## DIRECTION
How many lines in the listing below include the word "this"? Reply with the count alone.

## AVAILABLE DATA
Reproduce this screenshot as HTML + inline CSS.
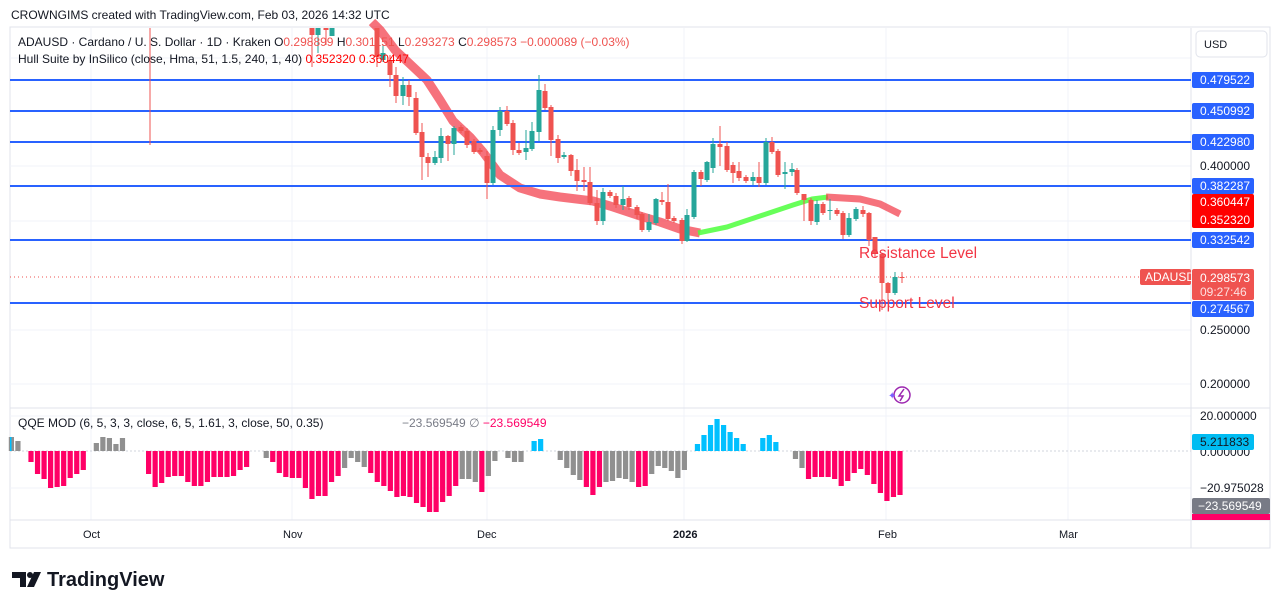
<!DOCTYPE html>
<html><head><meta charset="utf-8">
<style>
body{margin:0;background:#fff;width:1281px;height:609px;overflow:hidden;font-family:"Liberation Sans",sans-serif;}
svg text{font-family:"Liberation Sans",sans-serif;}
</style></head><body>
<svg id="s" width="1281" height="609" viewBox="0 0 1281 609" xmlns="http://www.w3.org/2000/svg">
<rect width="1281" height="609" fill="#fff"/>
<text x="11" y="19" font-size="12" fill="#131722">CROWNGIMS created with TradingView.com, Feb 03, 2026 14:32 UTC</text>
<rect x="10" y="27" width="1260" height="521" fill="none" stroke="#e0e3eb"/>
<g stroke="#f0f3fa" stroke-width="1">
<line x1="10" y1="58" x2="1191" y2="58"/><line x1="10" y1="166" x2="1191" y2="166"/><line x1="10" y1="221" x2="1191" y2="221"/>
<line x1="10" y1="330" x2="1191" y2="330"/><line x1="10" y1="384" x2="1191" y2="384"/>
<line x1="10" y1="416" x2="1191" y2="416"/><line x1="10" y1="488" x2="1191" y2="488"/>
<line x1="91" y1="28" x2="91" y2="520"/><line x1="292" y1="28" x2="292" y2="520"/><line x1="487" y1="28" x2="487" y2="520"/>
<line x1="684" y1="28" x2="684" y2="520"/><line x1="886" y1="28" x2="886" y2="520"/><line x1="1068" y1="28" x2="1068" y2="520"/>
</g>
<line x1="10" y1="408" x2="1270" y2="408" stroke="#e0e3eb"/>
<line x1="10" y1="520" x2="1270" y2="520" stroke="#e0e3eb"/>
<line x1="1191" y1="28" x2="1191" y2="548" stroke="#e0e3eb"/>
<line x1="10" y1="277" x2="1191" y2="277" stroke="#ef5350" stroke-dasharray="1,3"/>
<line x1="10" y1="451" x2="1191" y2="451" stroke="#d1d4dc" stroke-dasharray="2,2"/>
<g id="hull"></g>
<g stroke="#2962ff" stroke-width="2">
<line x1="10" y1="80" x2="1191" y2="80"/><line x1="10" y1="111" x2="1191" y2="111"/><line x1="10" y1="142" x2="1191" y2="142"/>
<line x1="10" y1="186" x2="1191" y2="186"/><line x1="10" y1="240" x2="1191" y2="240"/><line x1="10" y1="303" x2="1191" y2="303"/>
</g>
<line x1="150" y1="28" x2="150" y2="145" stroke="#ef5350"/>
<g id="cand"></g>
<g id="qqe"></g>
<text x="18" y="46" font-size="12" fill="#131722">ADAUSD · Cardano / U. S. Dollar · 1D · Kraken <tspan>O</tspan><tspan fill="#ef5350">0.298899</tspan>  H<tspan fill="#ef5350">0.301151</tspan>  L<tspan fill="#ef5350">0.293273</tspan>  C<tspan fill="#ef5350">0.298573  −0.000089 (−0.03%)</tspan></text>
<text x="18" y="63" font-size="12" fill="#131722">Hull Suite by InSilico (close, Hma, 51, 1.5, 240, 1, 40) <tspan fill="#ff0000">0.352320</tspan>  <tspan fill="#ff0000">0.360447</tspan></text>
<text x="18" y="427" font-size="12" fill="#131722">QQE MOD (6, 5, 3, 3, close, 6, 5, 1.61, 3, close, 50, 0.35)</text>
<text x="402" y="427" font-size="12" fill="#787b86">−23.569549  ∅ <tspan fill="#ff0066">−23.569549</tspan></text>
<text x="859" y="258" font-size="15.5" fill="#f23645">Resistance Level</text>
<text x="859" y="308" font-size="15.5" fill="#f23645">Support Level</text>
<circle cx="902" cy="395" r="8" fill="none" stroke="#9c27b0" stroke-width="1.5"/>
<path d="M904 389 L899 396 L903 396 L900 401" fill="none" stroke="#9c27b0" stroke-width="1.5"/>
<text x="888" y="399" font-size="10" fill="#7b61ff">✦</text>
<rect x="1196" y="31" width="71" height="26" rx="4" fill="#fff" stroke="#e0e3eb"/>
<text x="1204" y="48" font-size="11" fill="#131722">USD</text>
<g font-size="12" fill="#fff">
<rect x="1192" y="72" width="62" height="16" rx="2" fill="#2962ff"/><text x="1200" y="84">0.479522</text>
<rect x="1192" y="103" width="62" height="16" rx="2" fill="#2962ff"/><text x="1200" y="115">0.450992</text>
<rect x="1192" y="134" width="62" height="16" rx="2" fill="#2962ff"/><text x="1200" y="146">0.422980</text>
<text x="1200" y="170" fill="#131722">0.400000</text>
<rect x="1192" y="178" width="62" height="16" rx="2" fill="#2962ff"/><text x="1200" y="190">0.382287</text>
<rect x="1192" y="194" width="62" height="34" rx="2" fill="#ff0000"/><text x="1200" y="206">0.360447</text><text x="1200" y="224">0.352320</text>
<rect x="1192" y="232" width="62" height="16" rx="2" fill="#2962ff"/><text x="1200" y="244">0.332542</text>
<rect x="1140" y="269" width="51" height="16" rx="2" fill="#ef5350"/><text x="1145" y="281">ADAUSD</text>
<rect x="1192" y="269" width="62" height="31" rx="2" fill="#ef5350"/><text x="1200" y="282">0.298573</text><text x="1200" y="296" fill="#fde0e0">09:27:46</text>
<rect x="1192" y="301" width="62" height="16" rx="2" fill="#2962ff"/><text x="1200" y="313">0.274567</text>
<text x="1200" y="334" fill="#131722">0.250000</text>
<text x="1200" y="388" fill="#131722">0.200000</text>
<text x="1200" y="420" fill="#131722">20.000000</text>
<text x="1200" y="456" fill="#131722">0.000000</text>
<rect x="1192" y="434" width="62" height="16" rx="2" fill="#00bcf2"/><text x="1200" y="446" fill="#131722">5.211833</text>
<text x="1200" y="492" fill="#131722">−20.975028</text>
<rect x="1192" y="498" width="78" height="16" rx="2" fill="#787b86"/><text x="1198" y="510">−23.569549</text>
<rect x="1192" y="514" width="78" height="6" fill="#ff0066"/>
</g>
<g font-size="11" fill="#131722">
<text x="83" y="538">Oct</text><text x="283" y="538">Nov</text><text x="477" y="538">Dec</text>
<text x="673" y="538" font-weight="bold">2026</text><text x="878" y="538">Feb</text><text x="1059" y="538">Mar</text>
</g>
<g fill="#131722">
<path d="M12 572 h14 v15 h-6 v-9 h-8z"/><circle cx="30" cy="575" r="3"/><path d="M34 572 h7 l-7 15 h-7z"/>
<text x="47" y="586" font-size="20" font-weight="bold">TradingView</text>
</g>
</svg>
<script>
var NS="http://www.w3.org/2000/svg";
function el(p,t,a){var e=document.createElementNS(NS,t);for(var k in a)e.setAttribute(k,a[k]);p.appendChild(e);return e;}
var hull=document.getElementById('hull');
var red=[[372,22],[380,30],[395,50],[410,64],[427,80],[440,100],[453,121],[470,137],[483,152],[500,175],[520,188],[540,194],[560,197],[593,201],[610,206],[640,216],[660,222],[680,229],[700,233]];
var grn=[[698,233],[727,227],[760,216],[793,205],[812,199],[828,197]];
var red2=[[826,197],[860,199],[880,204],[900,214]];
function band(pts,c,w,o){var d=pts.map(function(p,i){return (i?'L':'M')+p[0]+' '+p[1];}).join(' ');el(hull,'path',{d:d,fill:'none',stroke:c,'stroke-width':w,'stroke-opacity':o,'stroke-linecap':'butt','stroke-linejoin':'round'});}
band(red,'#f23645',9,0.7);band(grn,'#4cff3c',5,0.85);band(red2,'#f23645',7,0.7);
var C=[[312,28,35,28,67,'r'],[318,35,28,28,53,'g'],[326,28,30,28,45,'r'],[332,36,28,28,36,'g'],
[377,28,57,28,67,'r'],[383,60,53,45,62,'g'],[390,60,75,55,87,'r'],[396,75,96,67,103,'r'],[403,96,85,77,105,'g'],[409,85,97,80,106,'r'],
[416,98,133,92,135,'r'],[422,132,157,123,180,'r'],[428,157,163,153,177,'r'],[435,163,157,151,165,'g'],[441,158,136,128,163,'g'],
[448,136,144,135,161,'r'],[454,144,128,126,155,'g'],[461,127,131,125,133,'r'],[467,131,145,128,148,'r'],[474,141,152,139,154,'r'],
[480,150,152,148,154,'r'],[487,156,183,151,199,'r'],[493,183,130,126,185,'g'],[500,130,111,107,136,'g'],[507,111,124,106,126,'r'],
[513,123,150,120,155,'r'],[519,150,153,143,155,'r'],[526,152,148,130,160,'g'],[532,149,131,122,151,'g'],[539,132,90,75,141,'g'],
[545,91,108,84,110,'r'],[551,107,140,105,156,'r'],[558,139,158,135,163,'r'],[564,157,155,152,159,'g'],[571,155,171,154,176,'r'],
[577,170,181,159,191,'r'],[584,180,182,167,191,'r'],[590,182,203,167,205,'r'],[597,203,221,190,225,'r'],[603,221,192,188,225,'g'],
[610,192,196,190,198,'r'],[616,196,205,193,208,'r'],[623,205,199,186,210,'g'],[629,198,207,196,210,'r'],[637,207,215,205,219,'r'],
[642,214,230,212,232,'r'],[649,230,222,214,232,'g'],[656,223,199,198,225,'g'],[662,200,202,192,205,'r'],[668,202,219,184,221,'r'],
[674,218,221,216,223,'r'],[682,220,241,218,244,'r'],[687,241,215,209,242,'g'],[694,217,172,170,219,'g'],[701,172,179,170,186,'r'],
[707,180,162,161,182,'g'],[713,168,144,138,173,'g'],[720,144,147,126,166,'r'],[727,146,170,142,172,'r'],[733,165,173,162,183,'r'],
[739,171,178,162,181,'r'],[746,177,181,175,183,'r'],[753,181,177,172,185,'g'],[759,177,183,162,187,'r'],[766,183,142,138,185,'g'],
[772,142,152,137,154,'r'],[778,151,175,149,177,'r'],[785,174,172,162,189,'g'],[792,172,169,163,176,'g'],[797,170,193,168,195,'r'],
[804,194,200,194,221,'r'],[811,200,221,198,225,'r'],[817,222,204,200,225,'g'],[823,204,213,202,215,'r'],[830,210,211,199,220,'g'],
[837,210,214,208,216,'r'],[843,213,235,211,239,'r'],[849,235,218,213,237,'g'],[856,219,209,207,221,'g'],[863,210,214,206,217,'r'],
[869,213,240,212,246,'r'],[875,237,254,237,258,'r'],[882,254,283,253,310,'r'],[888,283,293,282,300,'r'],[895,293,277,272,295,'g'],[902,277,278,272,283,'r']];
var cg=document.getElementById('cand');
C.forEach(function(c){var col=c[5]=='r'?'#ef5350':'#26a69a';var t=Math.min(c[1],c[2]),b=Math.max(c[1],c[2]);
el(cg,'line',{x1:c[0],x2:c[0],y1:c[3],y2:c[4],stroke:col});
el(cg,'rect',{x:c[0]-2.5,y:t,width:5,height:Math.max(1,b-t),fill:col});});
var Q="g14 g10 0 r-11 r-23 r-28 r-37 r-36 r-35 r-27 r-23 r-19 0 g8 g14 g13 g7 g13 0 0 0 r-23 r-36 r-32 r-26 r-25 r-25 r-31 r-35 r-35 r-31 r-26 r-26 r-26 r-25 r-19 r-16 0 0 g-7 r-11 r-22 r-26 r-27 r-27 r-37 r-48 r-45 r-45 r-31 r-25 g-17 g-7 g-11 g-16 r-22 r-31 r-35 r-40 r-46 r-45 r-46 r-52 r-56 r-61 r-61 r-51 r-45 r-35 g-28 g-28 g-31 r-41 g-25 g-10 0 g-7 g-11 g-11 0 b10 b12 0 0 g-9 g-17 g-24 g-29 r-36 r-44 r-36 g-31 g-30 g-27 g-28 g-31 r-36 r-35 g-23 g-15 g-17 g-20 g-27 g-19 0 b7 b16 b26 b32 b26 b19 b13 b7 0 0 b13 b16 b9 0 0 g-8 g-17 r-28 r-26 r-26 r-26 r-28 r-35 r-30 r-22 r-18 r-24 r-33 r-42 r-50 r-46 r-44".split(' ');
var qg=document.getElementById('qqe');var cols={g:'#909090',r:'#ff0066',b:'#00c0ff'};
Q.forEach(function(s,i){if(s=='0')return;var v=parseFloat(s.slice(1));var x=11.4+i*(888.6/136);
var y=v>0?451-v:451;el(qg,'rect',{x:x-2.6,y:y,width:5.2,height:Math.abs(v),fill:cols[s[0]]});});
el(qg,'rect',{x:10,y:437,width:1.5,height:14,fill:'#00c0ff'});
</script>
</body></html>
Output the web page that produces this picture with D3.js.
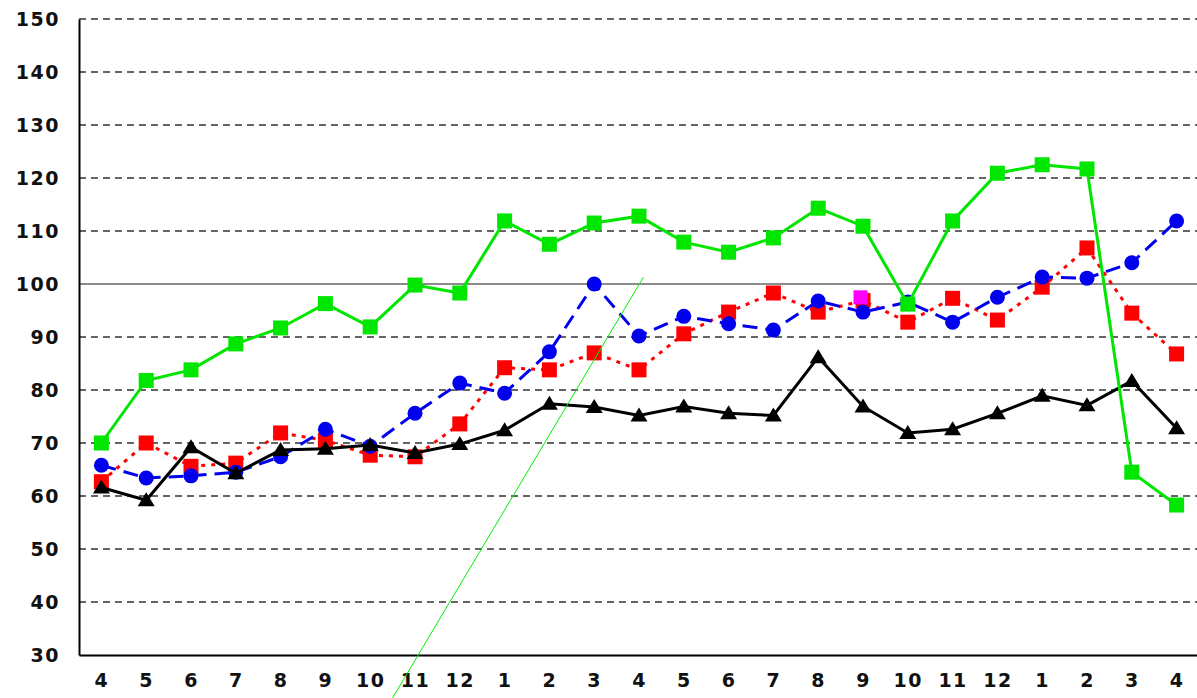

## RESULT
2